- [Data provided]:
________________
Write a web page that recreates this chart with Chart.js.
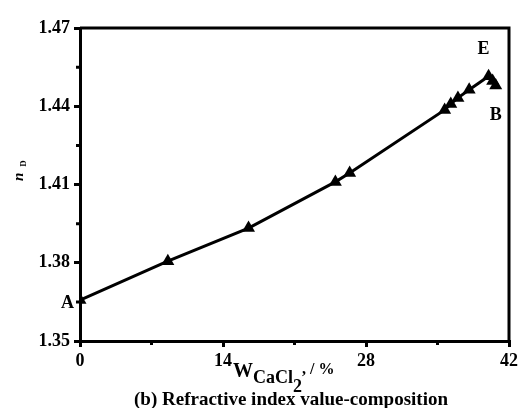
<!DOCTYPE html>
<html>
<head>
<meta charset="utf-8">
<script src="https://cdn.jsdelivr.net/npm/chart.js@4/dist/chart.umd.min.js"></script>
<style>
  body { margin: 0; background: #fff; }
  canvas { display: block; }
</style>
</head>
<body>
<canvas id="chart" width="518" height="408"></canvas>
<script>
// mass fraction of CaCl2 (%) and refractive index nD
const wCaCl2 = [0, 8.6, 16.5, 25.0, 26.4, 35.7, 36.3, 37.0, 38.1, 40.0, 40.4, 40.7];
const nD = [1.3657, 1.3806, 1.3933, 1.4110, 1.4144, 1.4386, 1.4409, 1.4432, 1.4463, 1.4515, 1.4497, 1.4480];
const pointNames = ['A', '', '', '', '', '', '', '', '', 'E', '', 'B'];
const xTicks = [0, 14, 28, 42];
const yTicks = [1.35, 1.38, 1.41, 1.44, 1.47];
const xMinor = [7, 21, 35];
const yMinor = [1.365, 1.395, 1.425, 1.455];

const serif = '"Liberation Serif", "Times New Roman", serif';

const points = wCaCl2.map((w, i) => ({ x: w, y: nD[i] }));

// frame, minor ticks, point names and axis titles
const extras = {
  id: 'extras',
  afterDraw(chart) {
    const c = chart.ctx;
    const area = chart.chartArea;
    const xs = chart.scales.x;
    const ys = chart.scales.y;
    c.save();
    c.strokeStyle = '#000';
    c.lineWidth = 3;
    c.beginPath();
    c.moveTo(area.left, area.top);
    c.lineTo(area.right, area.top);
    c.lineTo(area.right, area.bottom);
    c.stroke();

    c.beginPath();
    xMinor.forEach(v => {
      const px = xs.getPixelForValue(v);
      c.moveTo(px, area.bottom);
      c.lineTo(px, area.bottom + 4);
    });
    yMinor.forEach(v => {
      const py = ys.getPixelForValue(v);
      c.moveTo(area.left, py);
      c.lineTo(area.left - 4, py);
    });
    c.stroke();

    c.fillStyle = '#000';
    c.font = 'bold 18px ' + serif;
    c.textBaseline = 'middle';
    pointNames.forEach((name, i) => {
      if (!name) return;
      const px = xs.getPixelForValue(wCaCl2[i]);
      const py = ys.getPixelForValue(nD[i]);
      if (name === 'A') {
        c.textAlign = 'right';
        c.fillText(name, px - 6, py + 3);
      } else if (name === 'E') {
        c.textAlign = 'center';
        c.fillText(name, px - 5, py - 27);
      } else {
        c.textAlign = 'center';
        c.fillText(name, px, py + 30);
      }
    });

    // x axis title: W CaCl2, / %
    c.textAlign = 'left';
    c.textBaseline = 'alphabetic';
    let tx = 233;
    c.font = 'bold 20px ' + serif;
    c.fillText('W', tx, 377);
    tx += c.measureText('W').width;
    c.font = 'bold 18px ' + serif;
    c.fillText('CaCl', tx, 383);
    tx += c.measureText('CaCl').width;
    c.fillText('2', tx, 392);
    tx += c.measureText('2').width;
    c.font = 'bold 16px ' + serif;
    c.fillText(', / %', tx, 374);

    // figure caption
    c.font = 'bold 19px ' + serif;
    c.textAlign = 'center';
    c.fillText('(b) Refractive index value-composition', 291, 405);

    // y axis title: n with subscript D
    c.translate(23, 181);
    c.rotate(-Math.PI / 2);
    c.textAlign = 'left';
    c.font = 'italic bold 15px ' + serif;
    c.fillText('n', 0, 0);
    const nw = c.measureText('n').width;
    c.font = 'bold 9px ' + serif;
    c.fillText('D', nw + 6, 3);
    c.restore();
  }
};

new Chart(document.getElementById('chart'), {
  type: 'scatter',
  data: {
    datasets: [{
      data: points,
      showLine: true,
      borderColor: '#000',
      borderWidth: 3,
      backgroundColor: '#000',
      pointStyle: 'triangle',
      pointRadius: 7.5,
      pointBorderWidth: 0,
      pointBackgroundColor: '#000'
    }]
  },
  options: {
    responsive: false,
    animation: false,
    layout: { padding: { top: 28, right: 9, left: 0, bottom: 0 } },
    plugins: {
      legend: { display: false },
      tooltip: { enabled: false }
    },
    scales: {
      x: {
        type: 'linear',
        min: 0,
        max: 42,
        afterBuildTicks: s => { s.ticks = xTicks.map(v => ({ value: v })); },
        afterFit: s => { s.height = 67; s.paddingLeft = 0; s.paddingRight = 0; },
        ticks: {
          color: '#000',
          padding: 4,
          maxRotation: 0,
          font: { family: serif, weight: 'bold', size: 18 }
        },
        grid: { drawOnChartArea: false, color: '#000', lineWidth: 3, tickLength: 6 },
        border: { color: '#000', width: 3 }
      },
      y: {
        min: 1.35,
        max: 1.47,
        afterBuildTicks: s => { s.ticks = yTicks.map(v => ({ value: v })); },
        afterFit: s => { s.width = 80; s.paddingTop = 0; s.paddingBottom = 0; },
        ticks: {
          color: '#000',
          padding: 4,
          callback: v => v.toFixed(2),
          font: { family: serif, weight: 'bold', size: 18 }
        },
        grid: { drawOnChartArea: false, color: '#000', lineWidth: 3, tickLength: 6 },
        border: { color: '#000', width: 3 }
      }
    }
  },
  plugins: [extras]
});
</script>
</body>
</html>
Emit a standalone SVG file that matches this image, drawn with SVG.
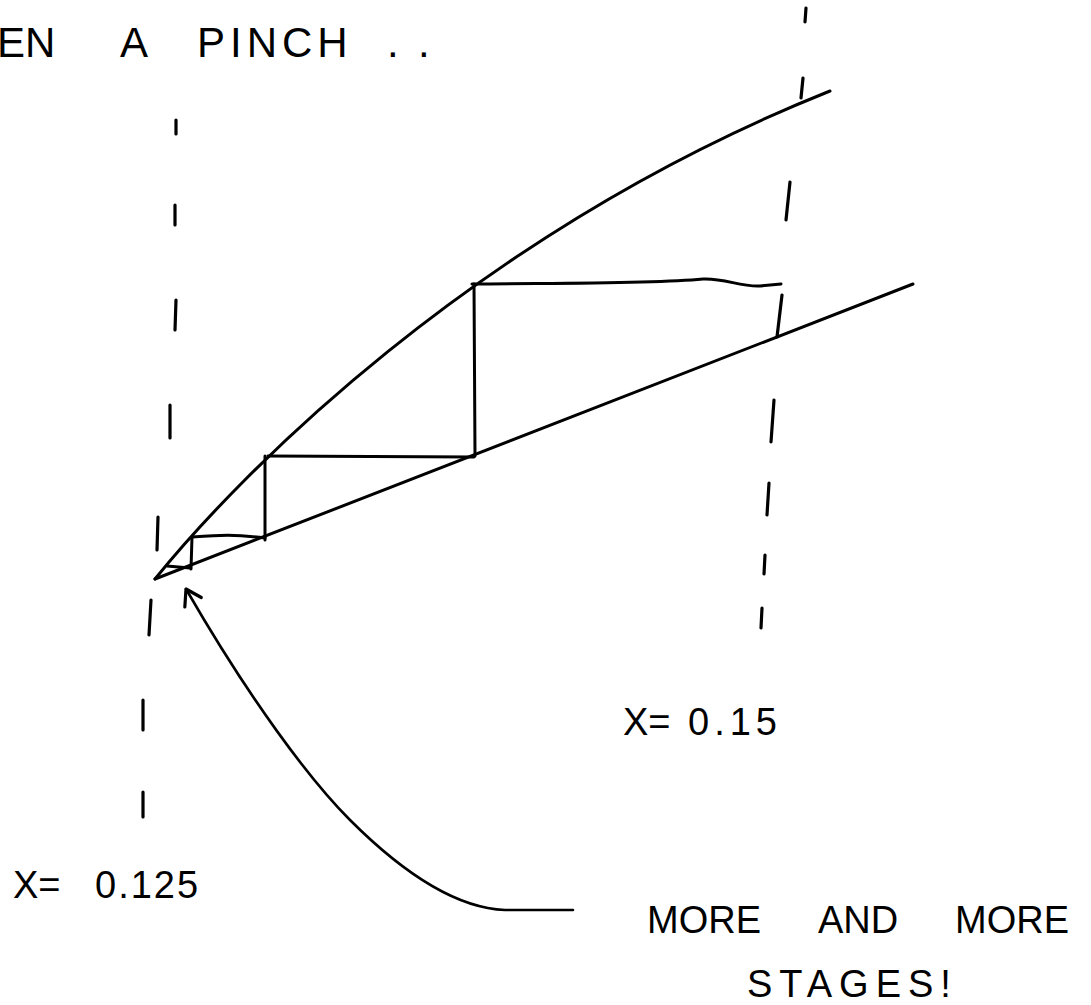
<svg xmlns="http://www.w3.org/2000/svg" width="1091" height="1005" viewBox="0 0 1091 1005">
<defs>
<style>
.ln{fill:none;stroke:#000;stroke-width:3;stroke-linecap:round;stroke-linejoin:round}
.tk{fill:none;stroke:#000;stroke-width:3.2;stroke-linecap:round}
.ar{fill:none;stroke:#000;stroke-width:2.6;stroke-linecap:round}
.hw{font-family:"Liberation Sans","DejaVu Sans",sans-serif;fill:#000}
</style>
<marker id="open" markerUnits="userSpaceOnUse" markerWidth="40" markerHeight="40" refX="0" refY="0" viewBox="-20 -20 40 40" orient="auto">
<path d="M-15,-10 L0,0 L-15,9" fill="none" stroke="#000" stroke-width="3.2" stroke-linecap="round" stroke-linejoin="round"/>
</marker>
</defs>
<rect width="1091" height="1005" fill="#fff"/>

<g id="title">
<text class="hw" font-size="42" y="57"><tspan x="-3">EN</tspan><tspan x="120">A</tspan><tspan x="197" letter-spacing="5">PINCH</tspan><tspan x="387">.</tspan><tspan x="418">.</tspan></text>
</g>

<g id="boundary-left">
<path class="tk" d="M176,120 L176,134 M175,205 L175,225 M176,300 L175,330 M170,405 L170,438 M158,517 L157,550 M151,600 L149,635 M143,700 L143,730 M143,792 L143,817"/>
</g>
<g id="boundary-right">
<path class="tk" d="M806,8 L805,22 M803,78 L801,98 M790,182 L786,220 M782,295 L777,337 M774,400 L771,442 M769,483 L767,515 M765,555 L764,574 M762,608 L761,628"/>
</g>

<g id="curves">
<path id="upper-curve" class="ln" d="M155,579 C235,480 470,235 830,91"/>
<path id="lower-line" class="ln" d="M155,579 L913,284"/>
</g>

<g id="stages">
<path class="ln" d="M472,284 C560,283 650,284 703,279 C725,278 740,287 760,286 L781,284"/>
<path class="ln" d="M474,284 L475,456"/>
<path class="ln" d="M268,456 L474,457"/>
<path class="ln" d="M265,456 L265,540"/>
<path class="ln" d="M192,537 C220,535 235,534 265,538"/>
<path class="ln" d="M192,537 L191,569"/>
<path class="ln" d="M167,566 L190,568"/>
</g>

<g id="labels">
<text class="hw" font-size="38" y="898"><tspan x="13">X=</tspan><tspan x="95" letter-spacing="2">0.125</tspan></text>
<text class="hw" font-size="38" y="735"><tspan x="623">X=</tspan><tspan x="688" letter-spacing="5">0.15</tspan></text>
<text class="hw" font-size="38" y="933"><tspan x="647">MORE</tspan><tspan x="818">AND</tspan><tspan x="955">MORE</tspan></text>
<text class="hw" font-size="38" y="997" x="747" letter-spacing="7">STAGES!</text>
</g>

<g id="connectors">
<path class="ar" marker-end="url(#open)" d="M573,910 L505,910 C455,908 400,870 350,820 C310,780 250,700 186,589"/>
</g>
</svg>
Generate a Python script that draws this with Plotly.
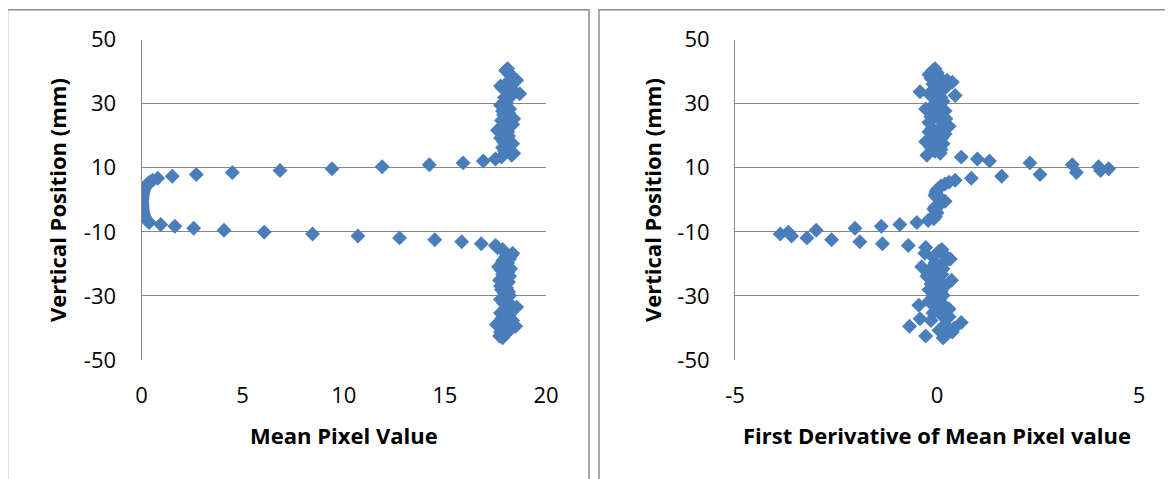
import plotly.graph_objects as go

# Vertical position of each sample (mm), shared by both charts
POSITION_MM = [
    -43.1, -42.5, -41.9, -41.3, -40.7, -40.1, -39.5, -38.9, -38.3, -37.7,
    -37.1, -36.5, -35.9, -35.3, -34.7, -34.1, -33.5, -32.9, -32.3, -31.7,
    -31.1, -30.5, -29.9, -29.3, -28.7, -28.1, -27.5, -26.9, -26.3, -25.7,
    -25.1, -24.5, -23.9, -23.3, -22.7, -22.1, -21.5, -20.9, -20.3, -19.7,
    -19.1, -18.5, -17.9, -17.3, -16.7, -16.1, -15.5, -14.9, -14.3, -13.7,
    -13.1, -12.5, -11.9, -11.3, -10.7, -10.1, -9.5, -8.9, -8.3, -7.7,
    -7.1, -6.5, -5.9, -5.3, -4.7, -4.1, -3.5, -2.9, -2.3, -1.7,
    -1.1, -0.5, 0.1, 0.7, 1.3, 1.9, 2.5, 3.1, 3.7, 4.3,
    4.9, 5.5, 6.1, 6.7, 7.3, 7.9, 8.5, 9.1, 9.7, 10.3,
    10.9, 11.5, 12.1, 12.7, 13.3, 13.9, 14.5, 15.1, 15.7, 16.3,
    16.9, 17.5, 18.1, 18.7, 19.3, 19.9, 20.5, 21.1, 21.7, 22.3,
    22.9, 23.5, 24.1, 24.7, 25.3, 25.9, 26.5, 27.1, 27.7, 28.3,
    28.9, 29.5, 30.1, 30.7, 31.3, 31.9, 32.5, 33.1, 33.7, 34.3,
    34.9, 35.5, 36.1, 36.7, 37.3, 37.9, 38.5, 39.1, 39.7, 40.3,
    40.9,
]

MEAN_PIXEL = [
    17.85, 17.7, 18.0, 17.75, 18.2, 17.9, 18.5, 17.55, 18.1, 18.35,
    17.8, 18.0, 18.2, 17.75, 18.05, 18.3, 18.55, 18.2, 17.9, 18.1,
    17.75, 18.0, 18.2, 17.95, 18.15, 17.8, 18.05, 17.75, 17.9, 18.15,
    17.7, 18.0, 18.2, 17.85, 18.1, 17.8, 18.25, 17.65, 17.95, 18.1,
    17.85, 18.2, 18.0, 18.3, 18.35, 17.9, 17.85, 17.6, 17.5, 16.8,
    15.83, 14.5, 12.76, 10.7, 8.46, 6.07, 4.08, 2.58, 1.65, 0.95,
    0.38, 0.28, 0.2, 0.15, 0.11, 0.08, 0.06, 0.05, 0.04, 0.03,
    0.03, 0.03, 0.03, 0.04, 0.05, 0.07, 0.09, 0.12, 0.16, 0.22,
    0.3, 0.4, 0.55, 0.8, 1.52, 2.71, 4.49, 6.85, 9.42, 11.9,
    14.23, 15.9, 16.9, 17.5, 17.8, 18.3, 18.4, 17.95, 18.1, 17.85,
    18.2, 18.35, 17.9, 18.05, 17.75, 18.15, 17.9, 18.1, 17.6, 17.85,
    18.2, 18.35, 18.0, 17.8, 18.4, 18.1, 17.9, 18.15, 17.85, 18.2,
    17.95, 17.75, 18.05, 18.0, 18.1, 17.95, 18.3, 18.7, 18.45, 18.1,
    17.85, 17.75, 18.0, 18.35, 18.55, 18.4, 18.3, 18.2, 18.15, 18.0,
    18.1,
]

FIRST_DERIVATIVE = [
    0.15, -0.28, 0.25, 0.38, 0.05, 0.42, -0.68, 0.2, 0.6, -0.15,
    -0.42, 0.3, 0.1, -0.1, 0.22, 0.3, -0.05, -0.45, 0.12, -0.2,
    0.05, -0.1, 0.15, -0.05, 0.1, -0.2, 0.05, 0.2, -0.15, 0.1,
    0.36, -0.1, -0.25, 0.12, 0.05, -0.2, 0.15, -0.38, 0.1, -0.05,
    0.22, 0.33, -0.1, 0.2, -0.3, 0.05, 0.12, -0.28, -0.71, -1.35,
    -1.91, -2.61, -3.22, -3.6, -3.88, -3.68, -2.99, -2.03, -1.38, -0.92,
    -0.5, -0.22, -0.08, -0.04, -0.06, 0.0, -0.03, -0.08, -0.05, 0.05,
    0.1, 0.2, 0.12, 0.0, -0.05, -0.03, -0.02, 0.0, 0.05, 0.1,
    0.2, 0.3, 0.45, 0.85, 1.6, 2.55, 3.45, 4.05, 4.25, 4.0,
    3.35, 2.3, 1.3, 1.0, 0.6, -0.25, 0.08, -0.05, 0.1, -0.15,
    0.05, 0.15, -0.28, 0.0, 0.12, -0.1, 0.2, -0.2, 0.05, -0.12,
    0.3, 0.15, -0.2, 0.1, 0.22, -0.15, 0.05, -0.05, 0.2, -0.28,
    0.1, -0.1, 0.05, 0.15, -0.05, 0.1, 0.45, -0.2, -0.42, 0.0,
    0.2, 0.1, -0.1, 0.38, 0.25, -0.15, 0.05, -0.2, 0.0, -0.1,
    -0.05,
]

Y_TICKS = [-50, -30, -10, 10, 30, 50]
X1_TICKS = [0, 5, 10, 15, 20]
X2_TICKS = [-5, 0, 5]

W, H = 1173, 479
PAGE_MARGIN = 8  # the page body adds an 8px offset, take it off here
BLUE = "#4a7ebb"
GRID = "#868686"
BORDER = "#8c8c8c"
TICK_FONT = dict(family="Open Sans", size=22, color="black")
TITLE_FONT = dict(family="Open Sans", size=22, color="black", weight="bold")


def px_x(v):
    return (v - PAGE_MARGIN) / W


def px_y(v):
    return 1 - (v - PAGE_MARGIN) / H


def main():
    fig = go.Figure()
    marker = dict(symbol="diamond", size=11.5, color=BLUE, line=dict(width=0))
    fig.add_trace(go.Scatter(x=MEAN_PIXEL, y=POSITION_MM, mode="markers",
                             marker=marker, xaxis="x", yaxis="y"))
    fig.add_trace(go.Scatter(x=FIRST_DERIVATIVE, y=POSITION_MM, mode="markers",
                             marker=marker, xaxis="x2", yaxis="y2"))

    y_dom = [px_y(360), px_y(39.5)]
    # plain hyphens on the labels, like the original
    xcommon = dict(showgrid=False, zeroline=False, showline=False, ticks="",
                   automargin=False, tickfont=TICK_FONT, ticklabelstandoff=20)
    ycommon = dict(range=[-50, 50], tickvals=Y_TICKS, ticktext=[str(v) for v in Y_TICKS],
                   showgrid=True, gridcolor=GRID, gridwidth=1, zeroline=False,
                   showline=True, linecolor=GRID, linewidth=1, ticks="",
                   automargin=False, tickfont=TICK_FONT, ticklabelstandoff=20)

    fig.update_layout(
        width=W, height=H,
        margin=dict(l=0, r=0, t=0, b=0),
        paper_bgcolor="white", plot_bgcolor="white",
        showlegend=False,
        xaxis=dict(domain=[px_x(141.5), px_x(546)], range=[0, 20], tickvals=X1_TICKS,
                   ticktext=[str(v) for v in X1_TICKS], anchor="y", **xcommon),
        yaxis=dict(domain=y_dom, anchor="x", **ycommon),
        xaxis2=dict(domain=[px_x(735), px_x(1139)], range=[-5, 5], tickvals=X2_TICKS,
                    ticktext=[str(v) for v in X2_TICKS], anchor="y2", **xcommon),
        yaxis2=dict(domain=y_dom, anchor="x2", **ycommon),
    )

    # axis titles
    titles = [
        ("Mean Pixel Value", 343.7, 435, 0),
        ("First Derivative of Mean Pixel value", 937, 435, 0),
        ("Vertical Position (mm)", 57, 200, -90),
        ("Vertical Position (mm)", 652, 200, -90),
    ]
    for text, x, y, ang in titles:
        fig.add_annotation(text=text, x=px_x(x), y=px_y(y), xref="paper", yref="paper",
                           showarrow=False, textangle=ang, font=TITLE_FONT,
                           xanchor="center", yanchor="middle")

    # chart area borders (bottom edge is cut off)
    for x0, x1 in [(7.5, 589), (599, 1190)]:
        fig.add_shape(type="rect", xref="paper", yref="paper",
                      x0=px_x(x0), x1=px_x(x1), y0=px_y(500), y1=px_y(9.7),
                      line=dict(color=BORDER, width=1.5), fillcolor="rgba(0,0,0,0)")

    fig.write_html("out.html")


if __name__ == '__main__':
    main()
________________
- [Objective]:
Give only the lines from the one with "Generate a Python" to the one with "import plotly.graph_objects as go", both included, again and exactly; leave the images out.

- [Task answer]:
Generate a Python script that draws this with Plotly.
import plotly.graph_objects as go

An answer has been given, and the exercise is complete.